Omitting the pictures, copy exactly each line from the one containing "Emit a Python" up to and including the one containing "from matplotlib import font_manager".

:::

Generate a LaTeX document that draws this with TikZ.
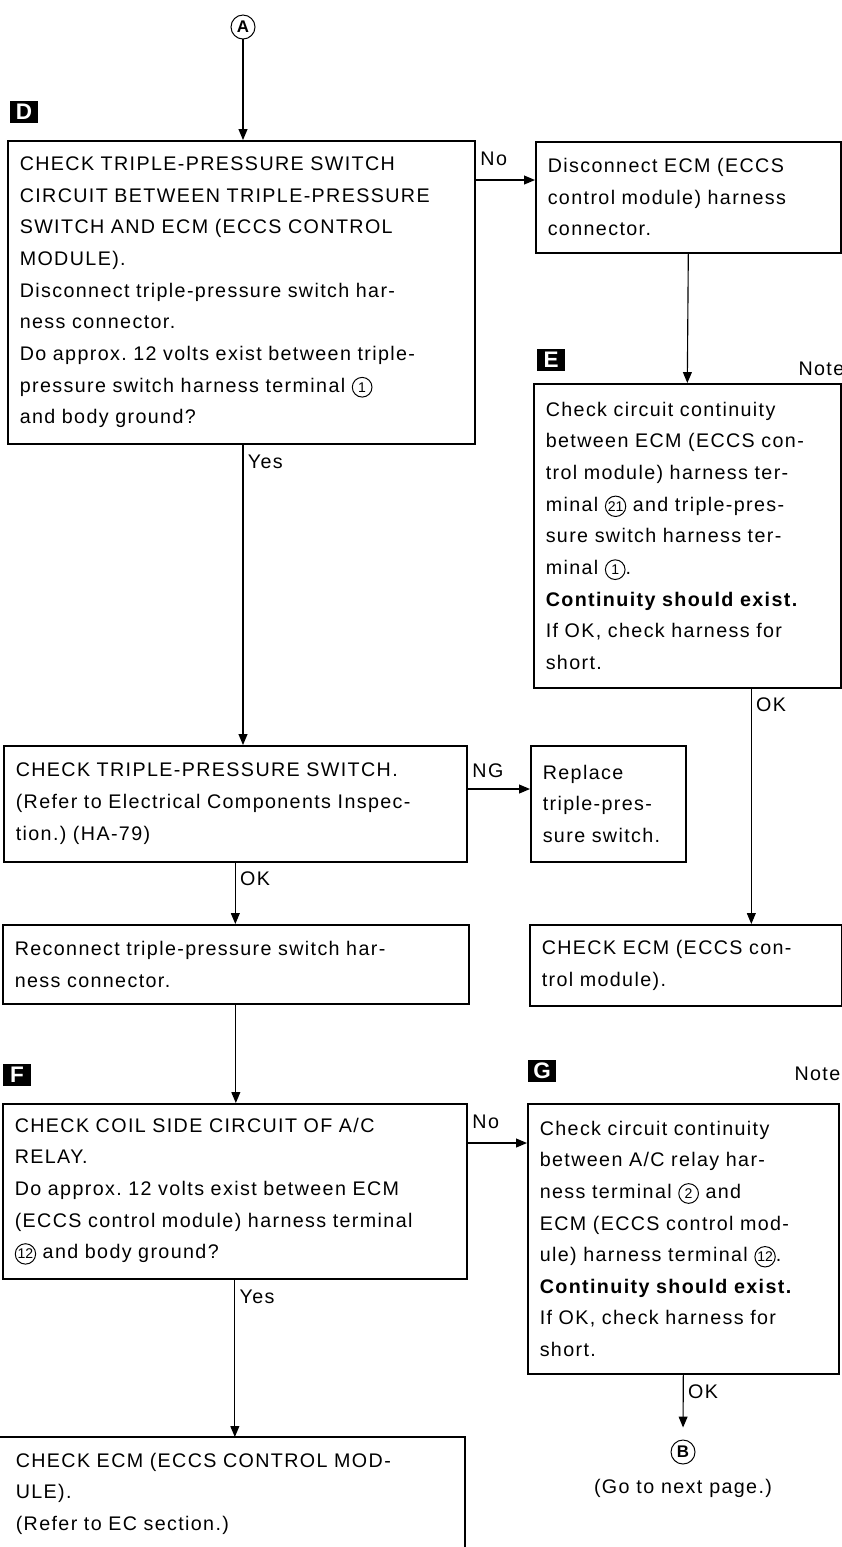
\documentclass[tikz,border=0pt]{standalone}
\usepackage{fontspec}
\setmainfont{Liberation Sans}[LetterSpace=7]
\usetikzlibrary{arrows.meta}
\frenchspacing

% circled terminal number
\newcommand{\cnum}[1]{\tikz[baseline=(cn.base)]\node[draw, circle, line width=0.7pt,
  inner sep=0.5pt, minimum size=14pt, anchor=base, text width={}, minimum height=14pt,
  font=\fontsize{10}{10}\selectfont\addfontfeature{LetterSpace=0}] (cn) {#1};}

\begin{document}
\begin{tikzpicture}[x=0.025cm, y=-0.025cm,
  box/.style={draw, line width=1.1pt, anchor=north west, align=left,
    inner xsep=0.3cm, inner ysep=0pt, font=\fontsize{14}{22.5}\selectfont},
  tag/.style={fill=black, text=white, inner sep=0pt, minimum width=0.7cm,
    minimum height=0.55cm, font=\bfseries\fontsize{16}{16}\selectfont},
  lbl/.style={inner sep=3pt, font=\fontsize{14}{14}\selectfont},
  circ/.style={draw, circle, line width=0.7pt, minimum size=0.6cm, inner sep=0pt,
    font=\bfseries\fontsize{12}{12}\selectfont\addfontfeature{LetterSpace=0}},
  arr/.style={line width=0.8pt, -{Triangle[length=2.7mm, width=2.2mm]}}]
  \useasboundingbox (0,0) rectangle (842,1547);
  \clip (0,0) rectangle (842,1547);

  % D
  \node[circ] (circA) at (243,27) {A};
  \node[tag] (tagD) at (24,112) {D};
  \node[box, text width=11.075cm, minimum height=7.575cm] (chkcirc) at (7,140)
    {CHECK TRIPLE-PRESSURE SWITCH\\
     CIRCUIT BETWEEN TRIPLE-PRESSURE\\
     SWITCH AND ECM (ECCS CONTROL\\
     MODULE).\\
     Disconnect triple-pressure switch har-\\
     ness connector.\\
     Do approx. 12 volts exist between triple-\\
     pressure switch harness terminal \cnum{1}\\
     and body ground?};
  \node[box, text width=7.025cm, minimum height=2.775cm] (discon) at (535,141)
    {Disconnect ECM (ECCS\\
     control module) harness\\
     connector.};

  % E
  \node[tag] (tagE) at (551,360) {E};
  \node[lbl, anchor=west] (noteE) at (794,369) {Note};
  \node[box, text width=7.075cm, minimum height=7.6cm] (contE) at (533,383)
    {Check circuit continuity\\
     between ECM (ECCS con-\\
     trol module) harness ter-\\
     minal \cnum{21} and triple-pres-\\
     sure switch harness ter-\\
     minal \cnum{1}.\\
     \textbf{Continuity should exist.}\\
     If OK, check harness for\\
     short.};

  \node[box, text width=10.975cm, minimum height=2.9cm] (chksw) at (3,745)
    {CHECK TRIPLE-PRESSURE SWITCH.\\
     (Refer to Electrical Components Inspec-\\
     tion.) (HA-79)};
  \node[box, text width=3.275cm, minimum height=2.9cm] (repl) at (530,745)
    {Replace\\
     triple-pres-\\
     sure switch.};
  \node[box, text width=11.05cm, minimum height=1.975cm] (recon) at (2,924)
    {Reconnect triple-pressure switch har-\\
     ness connector.};
  \node[box, text width=7.2cm, minimum height=2.025cm] (chkecm) at (529,924)
    {CHECK ECM (ECCS con-\\
     trol module).};

  % F, G
  \node[tag] (tagF) at (17,1075) {F};
  \node[tag] (tagG) at (542,1071) {G};
  \node[lbl, anchor=west] (noteG) at (790,1074) {Note};
  \node[box, text width=11cm, minimum height=4.375cm] (chkcoil) at (2,1103)
    {CHECK COIL SIDE CIRCUIT OF A/C\\
     RELAY.\\
     Do approx. 12 volts exist between ECM\\
     (ECCS control module) harness terminal\\
     \cnum{12} and body ground?};
  \node[box, text width=7.175cm, minimum height=6.75cm] (contG) at (527,1103)
    {Check circuit continuity\\
     between A/C relay har-\\
     ness terminal \cnum{2} and\\
     ECM (ECCS control mod-\\
     ule) harness terminal \cnum{12}.\\
     \textbf{Continuity should exist.}\\
     If OK, check harness for\\
     short.};
  \node[circ] (circB) at (683,1452) {B};
  \node[lbl, below=7pt] (nextpg) at (circB.south) {(Go to next page.)};

  % bottom box, cut off by the page
  \coordinate (ecmtop) at (465,1437);
  \node[box, draw=none, text width=10.65cm] (ecmB) at (3,1452)
    {CHECK ECM (ECCS CONTROL MOD-\\
     ULE).\\
     (Refer to EC section.)};
  \draw[line width=1.1pt] (-5,1437) -- (ecmtop) -- (465,1580);

  % connectors
  \draw[arr] (circA) -- (circA |- chkcirc.north);
  \draw[arr] ([yshift=-1cm]chkcirc.north east) coordinate (noD)
    node[lbl, above right, yshift=7pt] (lblNoD) {No} -- (noD -| discon.west);
  \draw[arr] (discon.south) -- (contE.north);
  \draw[arr] ([xshift=1.6cm]contE.south) coordinate (okE)
    node[lbl, below right, yshift=-3pt] (lblOkE) {OK} -- (okE |- chkecm.north);
  \draw[arr] (circA |- chkcirc.south)
    node[lbl, below right, yshift=-4pt] (lblYesD) {Yes} -- (circA |- chksw.north);
  \draw[arr] ([yshift=-1.1cm]chksw.north east) coordinate (ngS)
    node[lbl, above right, yshift=5pt] (lblNg) {NG} -- (ngS -| repl.west);
  \draw[arr] (chksw.south)
    node[lbl, below right, yshift=-3pt] (lblOkS) {OK} -- (chksw.south |- recon.north);
  \draw[arr] (recon.south) -- (recon.south |- chkcoil.north);
  \draw[arr] ([yshift=-1cm]chkcoil.north east) coordinate (noF)
    node[lbl, above right, yshift=7pt] (lblNoF) {No} -- (noF -| contG.west);
  \draw[arr] (chkcoil.south)
    node[lbl, below right, yshift=-4pt] (lblYesF) {Yes} -- (chkcoil.south |- ecmtop);
  \draw[arr, shorten >=0.3cm] (contG.south)
    node[lbl, below right, yshift=-4pt] (lblOkG) {OK} -- (circB.north);
\end{tikzpicture}
\end{document}
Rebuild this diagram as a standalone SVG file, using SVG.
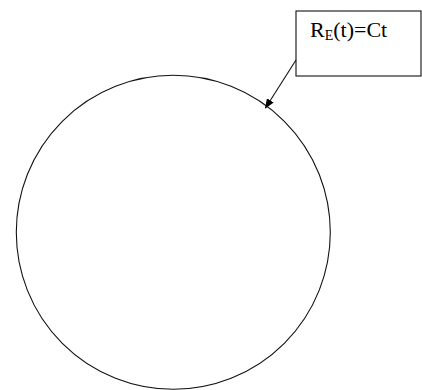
<svg xmlns="http://www.w3.org/2000/svg" width="422" height="390" viewBox="0 0 422 390">
<style>
.ln{fill:none;stroke:#111;stroke-width:1.1}
.t{font-family:"Liberation Serif","Times New Roman",serif;font-size:22px;fill:#000}
</style>
<defs>
<marker id="ah" markerWidth="10" markerHeight="8" refX="9" refY="4" orient="auto" markerUnits="userSpaceOnUse">
<path d="M0,0 L10,4 L0,8 Z" fill="#000"/>
</marker>
</defs>
<rect width="422" height="390" fill="#fff"/>
<g id="circle">
<circle class="ln" cx="173.3" cy="232.3" r="157"/>
</g>
<g id="label">
<rect class="ln" x="296" y="11" width="125" height="65"/>
<text class="t" x="310" y="37">R<tspan font-size="14" dy="3">E</tspan><tspan dy="-3">(t)=Ct</tspan></text>
</g>
<g id="connectors">
<line class="ln" x1="296" y1="60" x2="265.5" y2="108" marker-end="url(#ah)"/>
</g>
</svg>
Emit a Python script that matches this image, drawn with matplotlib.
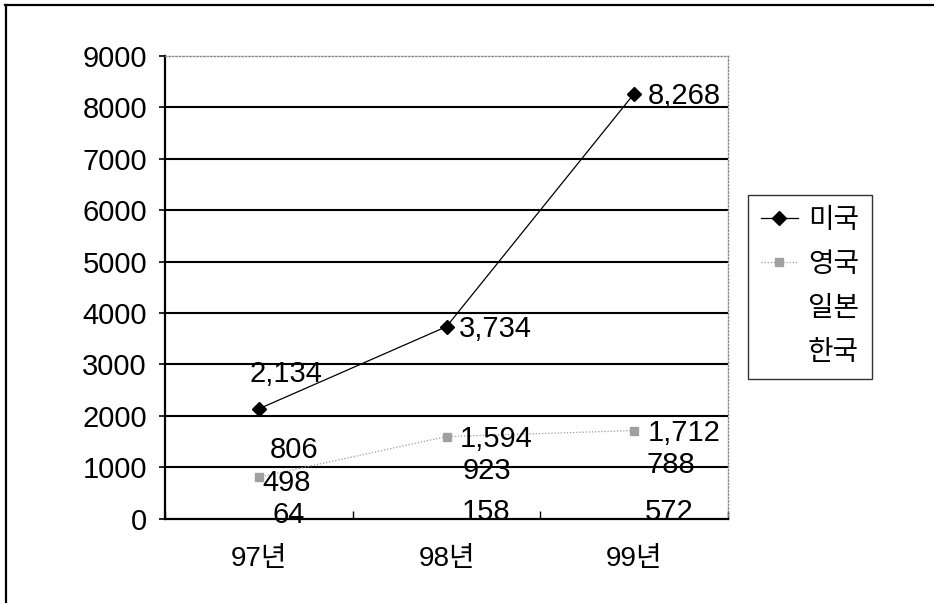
import matplotlib
matplotlib.use("Agg")
import matplotlib.pyplot as plt
from matplotlib.lines import Line2D
from matplotlib import font_manager

# --- data -------------------------------------------------------------
years = ["97년", "98년", "99년"]
series_names = ["미국", "영국", "일본", "한국"]
usa = [2134, 3734, 8268]
uk = [806, 1594, 1712]
japan = [498, 923, 788]
korea = [64, 158, 572]
y_ticks = [0, 1000, 2000, 3000, 4000, 5000, 6000, 7000, 8000, 9000]

# --- fonts --------------------------------------------------------------
available = {f.name for f in font_manager.fontManager.ttflist}
num_family = [f for f in ["Liberation Sans Narrow", "Liberation Sans"] if f in available][:1]
FAM = num_family + ["Noto Sans CJK KR", "DejaVu Sans"]
plt.rcParams["font.family"] = FAM

W, H, DPI = 934, 603, 100
fig = plt.figure(figsize=(W / DPI, H / DPI), dpi=DPI)
fig.patch.set_facecolor("white")

# plot area in pixels: x 165..728, y 56..518
L, R, T, B = 165, 728, 56, 518.5
ax = fig.add_axes([L / W, 1 - B / H, (R - L) / W, (B - T) / H])
ax.set_xlim(-0.5, 2.5)
ax.set_ylim(0, 9000)

x = list(range(len(years)))

# gridlines
for v in y_ticks[1:-1]:
    ax.axhline(v, color="black", lw=1.5, zorder=1)

# spines
for s in ["top", "right"]:
    ax.spines[s].set_color("#8a8a8a")
    ax.spines[s].set_linestyle((0, (1, 1.5)))
    ax.spines[s].set_linewidth(1.0)
for s in ["left", "bottom"]:
    ax.spines[s].set_color("black")
    ax.spines[s].set_linewidth(1.6)

# series
ax.plot(x, usa, color="black", lw=0.9, marker="D", ms=7, mfc="black",
        mec="black", zorder=4, clip_on=False)
ax.plot(x, uk, color="#9a9a9a", lw=0.9, ls=(0, (1, 1.5)), marker="s", ms=6,
        mfc="#a0a0a0", mec="#a0a0a0", zorder=4, clip_on=False)
ax.plot(x, japan, ls="none", marker="none")
ax.plot(x, korea, ls="none", marker="none")

# data labels (offsets in pixels from each point, label centred)
label_offsets = {
    "usa": [(27, 35), (49, -2), (50, -2)],
    "uk": [(35, 27), (50, -2), (50, -2)],
    "japan": [(28, 10), (40, 0), (37, 13)],
    "korea": [(30, 0), (40, -2), (35, -23)],
}
label_size = 21
for key, vals in [("usa", usa), ("uk", uk), ("japan", japan), ("korea", korea)]:
    for i, v in enumerate(vals):
        dx, dy = label_offsets[key][i]
        ax.annotate(f"{v:,}", (i, v), xytext=(dx, dy), textcoords="offset pixels",
                    ha="center", va="center", fontsize=label_size,
                    color="black", zorder=6, annotation_clip=False)

# axes ticks
ax.set_yticks(y_ticks)
ax.set_yticklabels([str(v) for v in y_ticks])
ax.tick_params(axis="y", direction="out", length=4, width=1.2,
               pad=9, labelsize=21, colors="black")

ax.set_xticks([-0.5, 0.5, 1.5, 2.5])
ax.set_xticklabels([])
ax.tick_params(axis="x", which="major", direction="in", length=6, width=1.0)
ax.set_xticks(x, minor=True)
ax.set_xticklabels(years, minor=True)
ax.tick_params(axis="x", which="minor", length=0, pad=20, labelsize=20)

# legend
handles = [
    Line2D([], [], color="black", lw=0.9, marker="D", ms=7, mfc="black", mec="black"),
    Line2D([], [], color="#9a9a9a", lw=0.9, ls=(0, (1, 1.5)), marker="s", ms=6,
           mfc="#a0a0a0", mec="#a0a0a0"),
    Line2D([], [], color="none"),
    Line2D([], [], color="none"),
]
leg = fig.legend(handles, series_names, loc="upper left",
                 bbox_to_anchor=(748 / W, 1 - 195 / H), borderaxespad=0,
                 handlelength=1.35, handletextpad=0.36,
                 borderpad=0.45, labelspacing=0.66, frameon=True,
                 fancybox=False, shadow=False, prop={"family": FAM, "size": 20})
leg.get_frame().set_edgecolor("black")
leg.get_frame().set_linewidth(1.0)

# outer chart frame (top and left edges)
fig.add_artist(Line2D([5 / W, 1], [1 - 4.5 / H, 1 - 4.5 / H], color="black", lw=1.6))
fig.add_artist(Line2D([5.5 / W, 5.5 / W], [0, 1 - 4.5 / H], color="black", lw=1.6))

fig.savefig("out.png", dpi=DPI, facecolor="white")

:::

:: FINAL ANSWER ::
Emit a Python script that matches this image, drawn with matplotlib.
import matplotlib
matplotlib.use("Agg")
import matplotlib.pyplot as plt
from matplotlib.lines import Line2D
from matplotlib import font_manager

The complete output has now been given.